概要
1932年(昭和7年)5月15日に、政府に反発していた海軍の青年将校達が、『昭和維新』と称して政党政治の首班たる犬養毅首相らを襲撃し結果2名を殺害した事件である。
背景
1929年(昭和4年)の世界恐慌に端を発した大不況は日本にも大きな影響を及ぼし、国内では企業倒産が相次いだ上に農村が窮乏化、社会不安が増していた。
さらに日本では普通選挙による議会制民主主義こそ根付き始めていたものの、まだまだ未熟なシステム下で誕生した政党内閣は不安定な部分もあった。その一方、第一次世界大戦後の世界情勢は世界平和の名目で全体的な軍縮の方向へと動いており、日本では日露戦争後に開かれたポーツマス講和会議の講和条件を巡り多くの新聞社が政府に対し批判の論陣を張り、国民の多くが新聞社に煽られ世論は戦争賛美に傾いてしまった。
その後、日比谷公会堂が焼き討ちにあい、講和条約を結んだ小村寿太郎が国民的な非難を浴び、唯一徳富蘇峰の国民新聞だけは反戦を主張したが、 その国民新聞も後に焼き討ちにあうなど全国で反政府暴動が起き、軍部内部の徹底した皇民化教育を受けていた士官や兵士たちの間では鬱屈した感情の下、天皇陛下は絶対に正しいがそれを取り巻く政治家及び彼らの政党政治こそが日本を腐敗させているという考え方が蔓延していった。
そんな情勢下、1931年に関東軍の一部によって満州事変が勃発した。
これに対し若槻禮次郎内閣は有効に収拾させることが出来ずに総辞職し、犬養毅政権が成立する。
犬養は1930年のロンドン海軍軍縮条約での政府の対応を統帥権干犯を絡めて批判していたこともあって満州事変における関東軍の行動それ自体はほぼ黙認したが、外交による解決を優先したために軍部の要求した満州国の承認を拒否。
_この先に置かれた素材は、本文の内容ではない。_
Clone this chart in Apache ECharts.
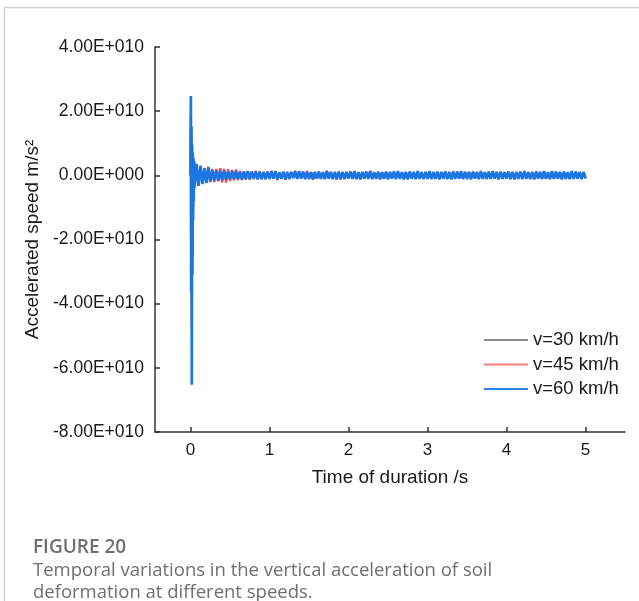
<!DOCTYPE html>
<html>
<head>
<meta charset="utf-8">
<script src="https://cdn.jsdelivr.net/npm/echarts@6/dist/echarts.min.js"></script>
<style>
html,body{margin:0;padding:0;background:#fff;}
#chart{width:639px;height:601px;}
</style>
</head>
<body>
<div id="chart"></div>
<script>
// ---- Data (acceleration in units of 1E10 m/s^2) ----
const seriesNames = ['v=30 km/h', 'v=45 km/h', 'v=60 km/h'];
const xTickValues = [0, 1, 2, 3, 4, 5];
const xTickLabels = ['0', '1', '2', '3', '4', '5'];
const yTickValues = [-8, -6, -4, -2, 0, 2, 4];
const yTickLabels = ['-8.00E+010', '-6.00E+010', '-4.00E+010', '-2.00E+010', '0.00E+000', '2.00E+010', '4.00E+010'];

const sampleTimes = [
  0,0.004,0.008,0.012,0.016,0.02,0.024,0.028,0.032,0.036,0.04,0.045,
  0.05,0.075,0.1,0.125,0.15,0.175,0.2,0.225,0.25,0.275,0.3,0.325,0.35,0.375,0.4,0.425,0.45,0.475,
  0.5,0.525,0.55,0.575,0.6,0.625,0.65,0.675,0.7,0.725,0.75,0.775,0.8,0.825,0.85,0.875,0.9,0.925,0.95,0.975,
  1,1.025,1.05,1.075,1.1,1.125,1.15,1.175,1.2,1.225,1.25,1.275,1.3,1.325,1.35,1.375,1.4,1.425,1.45,1.475,
  1.5,1.525,1.55,1.575,1.6,1.625,1.65,1.675,1.7,1.725,1.75,1.775,1.8,1.825,1.85,1.875,1.9,1.925,1.95,1.975,
  2,2.025,2.05,2.075,2.1,2.125,2.15,2.175,2.2,2.225,2.25,2.275,2.3,2.325,2.35,2.375,2.4,2.425,2.45,2.475,
  2.5,2.525,2.55,2.575,2.6,2.625,2.65,2.675,2.7,2.725,2.75,2.775,2.8,2.825,2.85,2.875,2.9,2.925,2.95,2.975,
  3,3.025,3.05,3.075,3.1,3.125,3.15,3.175,3.2,3.225,3.25,3.275,3.3,3.325,3.35,3.375,3.4,3.425,3.45,3.475,
  3.5,3.525,3.55,3.575,3.6,3.625,3.65,3.675,3.7,3.725,3.75,3.775,3.8,3.825,3.85,3.875,3.9,3.925,3.95,3.975,
  4,4.025,4.05,4.075,4.1,4.125,4.15,4.175,4.2,4.225,4.25,4.275,4.3,4.325,4.35,4.375,4.4,4.425,4.45,4.475,
  4.5,4.525,4.55,4.575,4.6,4.625,4.65,4.675,4.7,4.725,4.75,4.775,4.8,4.825,4.85,4.875,4.9,4.925,4.95,4.975,
  5
];

const speed30Values = [
  0,1.5,-2.5,1.0,-4.0,0.7,-2.0,0.5,-1.0,0.4,-0.6,0.35,
  -0.3,0.28,-0.25,0.22,-0.2,0.18,-0.17,0.16,-0.15,0.14,-0.13,0.12,-0.12,0.11,-0.11,0.1,-0.1,0.1,
  -0.09,0.1,-0.08,0.09,-0.1,0.08,-0.09,0.08,-0.07,0.09,-0.08,0.09,-0.07,0.08,-0.08,0.07,-0.08,0.09,-0.07,0.08,
  -0.07,0.08,-0.06,0.07,-0.08,0.06,-0.07,0.08,-0.06,0.07,-0.08,0.07,-0.06,0.08,-0.07,0.06,-0.08,0.07,-0.06,0.07,
  -0.08,0.06,-0.07,0.08,-0.06,0.07,-0.08,0.06,-0.07,0.08,-0.06,0.07,-0.07,0.08,-0.06,0.07,-0.08,0.06,-0.07,0.08,
  -0.06,0.07,-0.08,0.06,-0.07,0.08,-0.06,0.07,-0.08,0.06,-0.07,0.08,-0.06,0.07,-0.08,0.07,-0.06,0.08,-0.07,0.06,
  -0.07,0.06,-0.08,0.07,-0.06,0.08,-0.07,0.06,-0.08,0.07,-0.06,0.08,-0.07,0.06,-0.08,0.07,-0.06,0.08,-0.07,0.06,
  -0.08,0.07,-0.06,0.08,-0.07,0.06,-0.08,0.07,-0.06,0.08,-0.07,0.06,-0.08,0.07,-0.06,0.08,-0.07,0.06,-0.08,0.07,
  -0.06,0.08,-0.07,0.06,-0.08,0.07,-0.06,0.08,-0.07,0.06,-0.08,0.07,-0.06,0.08,-0.07,0.06,-0.08,0.07,-0.06,0.08,
  -0.07,0.08,-0.06,0.07,-0.08,0.06,-0.07,0.08,-0.06,0.07,-0.08,0.06,-0.07,0.08,-0.06,0.07,-0.08,0.06,-0.07,0.08,
  -0.08,0.06,-0.07,0.08,-0.06,0.07,-0.08,0.06,-0.07,0.08,-0.06,0.07,-0.08,0.06,-0.07,0.08,-0.06,0.07,-0.08,0.06,
  -0.07
];

const speed45Values = [
  0,1.9,-3.0,1.2,-4.8,0.8,-2.6,0.6,-1.2,0.5,-0.7,0.4,
  -0.35,0.33,-0.3,0.28,-0.25,0.2,-0.22,0.24,-0.21,0.2,-0.21,0.2,-0.19,0.22,-0.22,0.2,-0.23,0.19,
  -0.18,0.17,-0.16,0.18,-0.15,0.14,-0.15,0.13,-0.14,0.12,-0.14,0.13,-0.12,0.14,-0.11,0.13,-0.12,0.11,-0.13,0.12,
  -0.1,0.14,-0.09,0.1,-0.15,0.08,-0.1,0.09,-0.14,0.1,-0.09,0.1,-0.08,0.15,-0.1,0.09,-0.08,0.1,-0.09,0.14,
  -0.09,0.1,-0.14,0.08,-0.1,0.09,-0.08,0.1,-0.09,0.14,-0.1,0.08,-0.09,0.1,-0.08,0.09,-0.14,0.1,-0.08,0.09,
  -0.08,0.1,-0.09,0.08,-0.1,0.09,-0.08,0.09,-0.1,0.08,-0.09,0.14,-0.08,0.1,-0.09,0.08,-0.1,0.09,-0.08,0.1,
  -0.09,0.08,-0.1,0.09,-0.08,0.1,-0.09,0.08,-0.13,0.09,-0.08,0.1,-0.09,0.08,-0.1,0.09,-0.08,0.1,-0.09,0.08,
  -0.1,0.09,-0.08,0.1,-0.09,0.08,-0.1,0.09,-0.08,0.1,-0.09,0.08,-0.1,0.13,-0.08,0.09,-0.1,0.08,-0.09,0.1,
  -0.08,0.1,-0.09,0.08,-0.1,0.09,-0.08,0.1,-0.09,0.08,-0.1,0.09,-0.08,0.1,-0.09,0.08,-0.1,0.09,-0.08,0.1,
  -0.09,0.08,-0.1,0.09,-0.08,0.1,-0.09,0.08,-0.1,0.09,-0.08,0.1,-0.09,0.08,-0.1,0.09,-0.08,0.1,-0.09,0.08,
  -0.1,0.09,-0.08,0.1,-0.09,0.08,-0.1,0.09,-0.08,0.1,-0.09,0.08,-0.1,0.09,-0.08,0.1,-0.09,0.08,-0.1,0.09,
  -0.08
];

const speed60Values = [
  0,2.47,-3.62,1.52,-6.53,0.95,-3.1,0.7,-1.4,0.55,-0.8,0.45,
  -0.38,0.36,-0.33,0.3,-0.27,0.22,-0.24,0.26,-0.2,0.17,-0.16,0.15,-0.17,0.14,-0.15,0.16,-0.13,0.12,
  -0.12,0.13,-0.11,0.14,-0.12,0.1,-0.13,0.12,-0.11,0.13,-0.12,0.11,-0.1,0.12,-0.13,0.11,-0.12,0.1,-0.11,0.12,
  -0.11,0.12,-0.1,0.13,-0.12,0.09,-0.11,0.12,-0.13,0.1,-0.12,0.11,-0.09,0.12,-0.11,0.13,-0.1,0.12,-0.12,0.1,
  -0.12,0.1,-0.13,0.11,-0.1,0.12,-0.11,0.09,-0.12,0.13,-0.1,0.11,-0.12,0.1,-0.13,0.12,-0.11,0.1,-0.12,0.11,
  -0.1,0.12,-0.11,0.13,-0.12,0.1,-0.13,0.11,-0.1,0.12,-0.11,0.13,-0.12,0.09,-0.11,0.12,-0.13,0.1,-0.11,0.12,
  -0.13,0.11,-0.1,0.12,-0.12,0.13,-0.11,0.1,-0.12,0.11,-0.13,0.12,-0.1,0.11,-0.12,0.13,-0.11,0.1,-0.12,0.11,
  -0.11,0.13,-0.12,0.1,-0.11,0.12,-0.13,0.11,-0.1,0.12,-0.12,0.11,-0.13,0.1,-0.11,0.12,-0.1,0.13,-0.12,0.11,
  -0.12,0.11,-0.13,0.12,-0.1,0.11,-0.12,0.13,-0.11,0.1,-0.12,0.12,-0.11,0.13,-0.1,0.11,-0.13,0.12,-0.11,0.1,
  -0.1,0.12,-0.12,0.11,-0.13,0.1,-0.11,0.12,-0.12,0.13,-0.11,0.1,-0.12,0.11,-0.13,0.12,-0.1,0.11,-0.12,0.13,
  -0.11,0.1,-0.12,0.13,-0.11,0.12,-0.1,0.11,-0.13,0.12,-0.11,0.1,-0.12,0.13,-0.11,0.12,-0.1,0.11,-0.12,0.11,
  -0.1
];

const seriesColors = ['#2e2e2e', '#f04a4a', '#1a76e2'];
const legendColors = ['#8c8c8c', '#ff7e7e', '#2b87e6'];
const seriesWidths = [2.0, 2.2, 2.7];

// ---- Build ----
function pairs(vals) {
  const n = Math.min(sampleTimes.length, vals.length);
  const out = [];
  for (let i = 0; i < n; i++) out.push([sampleTimes[i], vals[i]]);
  return out;
}
const allValues = [speed30Values, speed45Values, speed60Values];
const font = "'Liberation Sans', Arial, sans-serif";
const capFont = "'Open Sans', 'Noto Sans', sans-serif";

const chart = echarts.init(document.getElementById('chart'), null, {renderer: 'canvas'});
chart.setOption({
  animation: false,
  backgroundColor: '#ffffff',
  grid: {left: 155, right: 14, top: 47, bottom: 169, containLabel: false},
  xAxis: {
    type: 'value', min: -0.45, max: 5.5,
    name: 'Time of duration /s', nameLocation: 'middle', nameGap: 36,
    nameTextStyle: {fontFamily: font, fontSize: 19, color: '#1a1a1a'},
    axisLine: {show: true, onZero: false, lineStyle: {color: '#333', width: 1.5}},
    axisTick: {show: true, inside: true, length: 5, customValues: xTickValues, lineStyle: {color: '#333', width: 1.5}},
    axisLabel: {customValues: xTickValues, margin: 10, fontFamily: font, fontSize: 17, color: '#1a1a1a',
      formatter: v => { const i = xTickValues.indexOf(Math.round(v)); return i >= 0 ? xTickLabels[i] : ''; }},
    splitLine: {show: false}
  },
  yAxis: {
    type: 'value', min: -8, max: 4, interval: 2,
    name: 'Accelerated speed m/s\u00B2', nameLocation: 'middle', nameGap: 110, nameRotate: 90,
    nameTextStyle: {fontFamily: font, fontSize: 19, color: '#1a1a1a'},
    axisLine: {show: true, onZero: false, lineStyle: {color: '#333', width: 1.5}},
    axisTick: {show: true, inside: true, length: 5, lineStyle: {color: '#333', width: 1.5}},
    axisLabel: {margin: 11, fontFamily: font, fontSize: 17.5, color: '#1a1a1a',
      formatter: v => { const i = yTickValues.indexOf(Math.round(v)); return i >= 0 ? yTickLabels[i] : ''; }},
    splitLine: {show: false}
  },
  legend: {
    orient: 'vertical', left: 484, top: 328, padding: 0, icon: 'rect', itemWidth: 44, itemHeight: 2, itemGap: 0.5,
    textStyle: {fontFamily: font, fontSize: 18.5, color: '#1a1a1a', lineHeight: 24},
    data: seriesNames.map((n, i) => ({name: n, itemStyle: {color: legendColors[i], borderWidth: 0}}))
  },
  series: seriesNames.map((n, i) => ({
    name: n, type: 'line', data: pairs(allValues[i]),
    symbol: 'none', showSymbol: false, sampling: false, clip: true,
    lineStyle: {color: seriesColors[i], width: seriesWidths[i]},
    itemStyle: {color: seriesColors[i]},
    emphasis: {disabled: true}
  })),
  graphic: [
    {type: 'line', shape: {x1: 4, y1: 7.5, x2: 639, y2: 7.5}, style: {stroke: '#d2d2d2', lineWidth: 1.5}, silent: true},
    {type: 'line', shape: {x1: 4.5, y1: 7, x2: 4.5, y2: 601}, style: {stroke: '#d2d2d2', lineWidth: 1.5}, silent: true},
    {type: 'text', left: 33, top: 538, style: {text: 'FIGURE 20', fontFamily: capFont, fontSize: 19, fontWeight: 600, fill: '#6f6f6f'}},
    {type: 'text', left: 33, top: 561, style: {text: 'Temporal variations in the vertical acceleration of soil', fontFamily: capFont, fontSize: 18.5, fill: '#6f6f6f'}},
    {type: 'text', left: 33, top: 583, style: {text: 'deformation at different speeds.', fontFamily: capFont, fontSize: 18.5, fill: '#6f6f6f'}}
  ]
});
</script>
</body>
</html>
さらに犬養が陸軍の統制回復のために革新派将校の大量首切りも考えていたことが明らかになったことで、軍部はさらに犬養への不満を募らせていく。
そして1932年5月15日、軍縮の方針に反発していた海軍中尉古賀清志を中心とした『昭和維新』を唱える海軍青年将校ら一派によって事件は起こる。
事件の発生と経過
5月15日は日曜日であったため、犬養は終日官邸にいたところを襲撃された。
第一組は、三上卓海軍中尉以下5人を表門組、山岸宏海軍中尉以下4人を裏門組として2台の車に分乗して首相官邸に向かい、午後5時27分ごろ官邸に侵入。警備の警察官を銃撃し重傷を負わせ、この内の1名が5月26日に死亡。
三上は食堂にいた犬養に制止されて説得を図られたが、直後に裏から突入した別の決起メンバーが犬養の腹部を銃撃。次いで三上が頭部を銃撃し、犬養に重傷を負わせて逃亡した。
それでも犬養はしばらく息があり、すぐに駆け付けた女中のテルに「今の若い者をもう一度呼んで来い、よく話して聞かせる」と強い口調で語ったと言うが、深夜になって死亡。
その後も一行は牧野伸顕内相官邸、警視庁、三菱銀行を攻撃した他、さらに右翼結社などによって構成される別働隊が変電所を襲撃したが、こちらはいずれの被害も軽微なものにとどまった。
要人暗殺に加えて変電所を襲撃したのは、東京を暗黒化させて混乱を誘い、戒厳令を敷かざるを得ない状態にしてからそのドサクサに軍閥内閣を樹立するというのが当初の計画のためであった。
中心メンバーとなった18人は午後6時10分までにそれぞれ麹町の東京憲兵隊本部に駆け込み自首した。一方、警察では1万人を動員して徹夜で東京の警戒にあたった。
6月15日、資金と拳銃を提供したとして大川周明が検挙。
7月24日、橘孝三郎がハルビンの憲兵隊に自首して逮捕された。
9月18日、拳銃を提供したとして本間憲一郎が検挙され、11月5日には頭山秀三が検挙された。
事件後
事件後、国内の内乱によって国力が衰えることを危惧した政治家たちは、反軍的な言動を差し控えるようになり、この事件を受けた元老院により犬養の後任として斎藤実元海軍大将が首相に任命され、日本の政党政治は一旦停止する。
また、五・一五事件は間違いなく軍事クーデターであったにも関わらず、当時の新聞社は彼らを“英雄”と称して、政府に対して減刑を主張し、それによって国民を煽ったことにより、国民運動にまで発展した減刑嘆願が起こり、そのために事件の首謀者たちは非常に軽い刑で済まされた。
この異常な減刑が、事件の余震とも言える(余震のほうがデカかったが)1936年の二・二六事件の後押しとなってしまう。